Pod koniec roku w ramach problematyki – i polityki – dotyczącej odnawialnych źródeł energii zabrzmiał mocny akord. Oto zainteresowanie nią ogłosiła licząca się partia – SLD. Na zorganizowanej konferencji projekt ustawy został skrytykowany, a przy okazji – a może raczej: przede wszystkim – wspomniano, że to za rządów Sojuszu, w latach 2004-05, sejm uchwalił rozwiązania legislacyjne, które zapoczątkowały rozwój energetyki odnawialnej na większą skalę. Sęk w tym, że sprowadzało się to głównie do technologii współspalania, niecieszącej się dziś uznaniem ekspertów, co ma odzwierciedlenie w projekcie ustawy. Owszem, dzięki współspalaniu mogliśmy wtedy „zameldować w Brukseli”, że realizujemy wiadome wytyczne. Jednak teraz – gdy pomyślnych wiatrów doczekała się energetyka wiatrowa, a słońce zaświeciło jaśniej dla fotowoltaiki – współspalanie to już bardziej przejściowa przeszłość niż docelowa przyszłość.
SLD ogłosiło, że ma nowy projekt „naszej” ustawy i niebawem skieruje go do parlamentu. Nie znam tego projektu, ale nawet gdyby miał się on okazać genialny, to opóźnienie, jakie mógłby spowodować w uchwaleniu ustawy, byłoby trudne do zrekompensowania. Nie chcę podważać dobrych intencji polityków Sojuszu, ale znam choćby ich negatywny stosunek do energetyki jądrowej, która – o czym już pisałam – może być strategiczną sojuszniczką OZE. Nie wymarzoną, ale w ogólnych realiach na pewno zdroworozsądkową. Pozwolę więc sobie zachować do tych zapowiedzi… polityczną rezerwę.

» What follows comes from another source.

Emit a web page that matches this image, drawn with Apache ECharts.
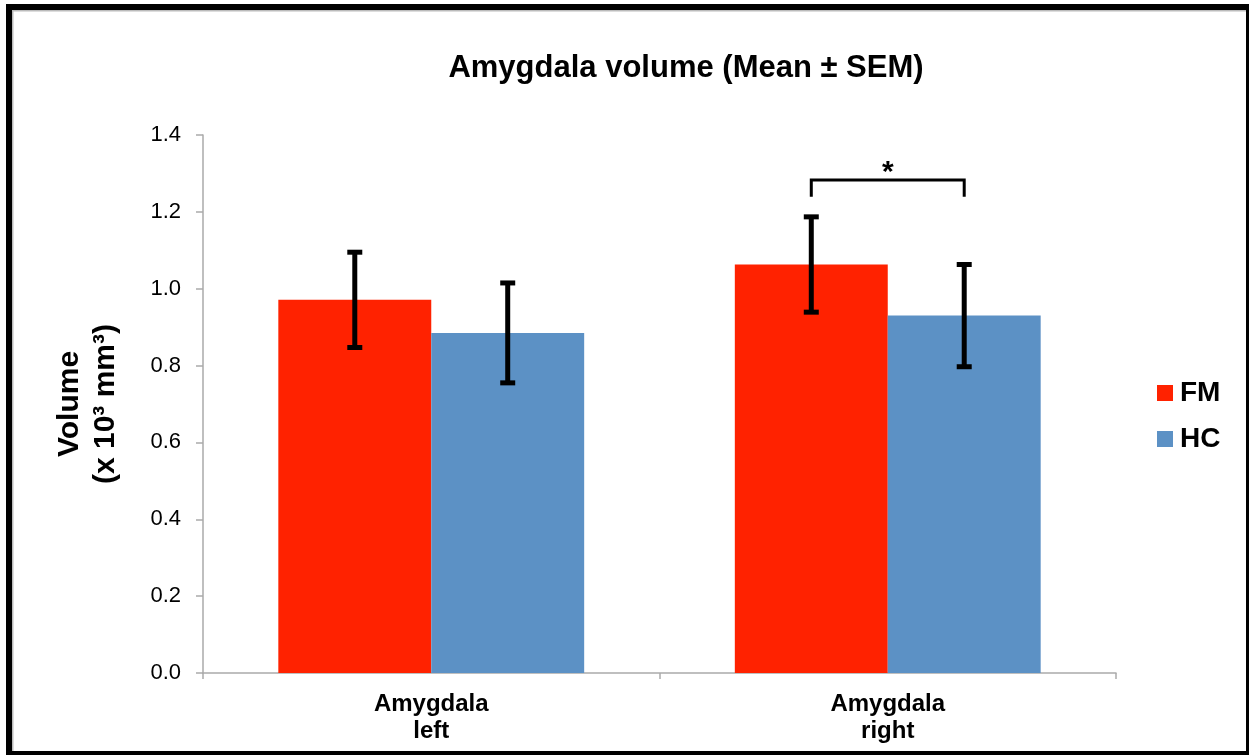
<!DOCTYPE html>
<html><head><meta charset="utf-8">
<script src="https://cdn.jsdelivr.net/npm/echarts@6/dist/echarts.min.js"></script>
<style>html,body{margin:0;padding:0;background:#fff}#c{width:1249px;height:755px}</style>
</head><body><div id="c"></div>
<script>
// ---- data ----
const categories = ['Amygdala\nleft', 'Amygdala\nright'];
const seriesNames = ['FM', 'HC'];
const fmMean = [0.971, 1.063];
const fmSem = [0.124, 0.124];
const hcMean = [0.885, 0.930];
const hcSem = [0.130, 0.133];
const yMin = 0, yMax = 1.4, yInterval = 0.2;
const bracketCategory = [1];
const bracketTop = [1.283];
const bracketBottom = [1.239];
const bracketLabel = ['*'];

const FONT = "'Liberation Sans', Arial, Helvetica, sans-serif";
const RED = '#FF2200';
const BLUE = '#5C91C5';
const GAP = 0.33;

const chart = echarts.init(document.getElementById('c'));

function barOffset(api, side) {
  const catW = api.size([1, 0])[0];
  const barW = catW * (1 - GAP) / 2;
  return side * barW / 2;
}

const errData = [];
fmMean.forEach((m, i) => errData.push([i, m, fmSem[i], -1]));
hcMean.forEach((m, i) => errData.push([i, m, hcSem[i], 1]));

const bracketData = bracketCategory.map((c, i) => [c, bracketTop[i], bracketBottom[i]]);

chart.setOption({
  animation: false,
  textStyle: { fontFamily: FONT },
  title: {
    text: 'Amygdala volume (Mean ± SEM)',
    left: 681, top: 48, textAlign: 'center',
    textStyle: { fontFamily: FONT, fontWeight: 'bold', fontSize: 31, color: '#000' }
  },
  legend: {
    data: seriesNames,
    orient: 'vertical',
    left: 1152, top: 374,
    icon: 'rect', itemWidth: 16, itemHeight: 16, itemGap: 18,
    textStyle: { fontFamily: FONT, fontWeight: 'bold', fontSize: 28, color: '#000', padding: [0, 0, 0, 2] }
  },
  grid: { left: 203, right: 133, top: 135, bottom: 82, containLabel: false },
  xAxis: {
    type: 'category',
    data: categories,
    axisLine: { lineStyle: { color: '#AAAAAA', width: 1.5 } },
    axisTick: { show: true, alignWithLabel: false, length: 6, lineStyle: { color: '#AAAAAA', width: 1.5 } },
    axisLabel: { fontFamily: FONT, fontWeight: 'bold', fontSize: 24, color: '#000', lineHeight: 27, margin: 18 }
  },
  yAxis: {
    type: 'value',
    min: yMin, max: yMax, interval: yInterval,
    name: 'Volume\n(x 10³ mm³)',
    nameLocation: 'middle',
    nameGap: 79,
    nameTextStyle: { fontFamily: FONT, fontWeight: 'bold', fontSize: 30, color: '#000', lineHeight: 36 },
    axisLine: { show: true, lineStyle: { color: '#AAAAAA', width: 1.5 } },
    axisTick: { show: true, length: 7, lineStyle: { color: '#AAAAAA', width: 1.5 } },
    axisLabel: { fontFamily: FONT, fontSize: 22, color: '#000', margin: 22, formatter: v => v.toFixed(1) },
    splitLine: { show: false }
  },
  series: [
    { name: 'FM', type: 'bar', data: fmMean, itemStyle: { color: RED }, barGap: '0%', barCategoryGap: (GAP * 100) + '%' },
    { name: 'HC', type: 'bar', data: hcMean, itemStyle: { color: BLUE }, barGap: '0%', barCategoryGap: (GAP * 100) + '%' },
    {
      type: 'custom', name: 'err', z: 10,
      data: errData,
      renderItem: function (params, api) {
        const cat = api.value(0), m = api.value(1), s = api.value(2), side = api.value(3);
        const off = barOffset(api, side);
        const t = api.coord([cat, m + s]);
        const b = api.coord([cat, m - s]);
        const x = t[0] + off;
        const cap = 7.5;
        const st = { stroke: '#000', lineWidth: 5 };
        return {
          type: 'group',
          children: [
            { type: 'line', shape: { x1: x, y1: t[1], x2: x, y2: b[1] }, style: st },
            { type: 'line', shape: { x1: x - cap, y1: t[1], x2: x + cap, y2: t[1] }, style: st },
            { type: 'line', shape: { x1: x - cap, y1: b[1], x2: x + cap, y2: b[1] }, style: st }
          ]
        };
      }
    },
    {
      type: 'custom', name: 'bracket', z: 10,
      data: bracketData,
      renderItem: function (params, api) {
        const cat = api.value(0), top = api.value(1), bot = api.value(2);
        const t = api.coord([cat, top]);
        const b = api.coord([cat, bot]);
        const x1 = t[0] + barOffset(api, -1);
        const x2 = t[0] + barOffset(api, 1);
        return {
          type: 'group',
          children: [
            { type: 'polyline', shape: { points: [[x1, b[1]], [x1, t[1]], [x2, t[1]], [x2, b[1]]] },
              style: { stroke: '#000', lineWidth: 3, fill: null } },
            { type: 'text', style: { text: bracketLabel[params.dataIndex], x: (x1 + x2) / 2, y: t[1] + 8,
              align: 'center', verticalAlign: 'bottom', fontFamily: FONT, fontWeight: 'bold', fontSize: 30, fill: '#000' } }
          ]
        };
      }
    }
  ],
  graphic: [
    { type: 'rect', shape: { x: 6, y: 4, width: 1243, height: 6 }, style: { fill: '#000' }, silent: true },
    { type: 'rect', shape: { x: 6, y: 4, width: 6, height: 751 }, style: { fill: '#000' }, silent: true },
    { type: 'rect', shape: { x: 1246, y: 4, width: 3, height: 751 }, style: { fill: '#000' }, silent: true },
    { type: 'rect', shape: { x: 6, y: 751, width: 1243, height: 4 }, style: { fill: '#000' }, silent: true },
    { type: 'rect', shape: { x: 12, y: 10, width: 1234, height: 1.5 }, style: { fill: '#BBBBBB' }, silent: true },
    { type: 'rect', shape: { x: 12, y: 10, width: 1.5, height: 741 }, style: { fill: '#BBBBBB' }, silent: true }
  ]
});
</script></body></html>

Z okazji zbliżających się świąt Bożego Narodzenia życzę naszym czytelnikom, prenumeratorom, reklamodawcom, autorom i sympatykom, abyśmy nadchodzący rok mogli podsumować o wiele łatwiej i zdecydowanie pozytywnie. I mimo nieuniknionych obaw, mam nadzieję, że zgodnie z obietnicą przedstawiciela DEO, projekt ustawy jeszcze w tym miesiącu trafi do Komitetu Stałego RM i jego procedowanie na forum rządu potrwa do końca roku. Tego roku.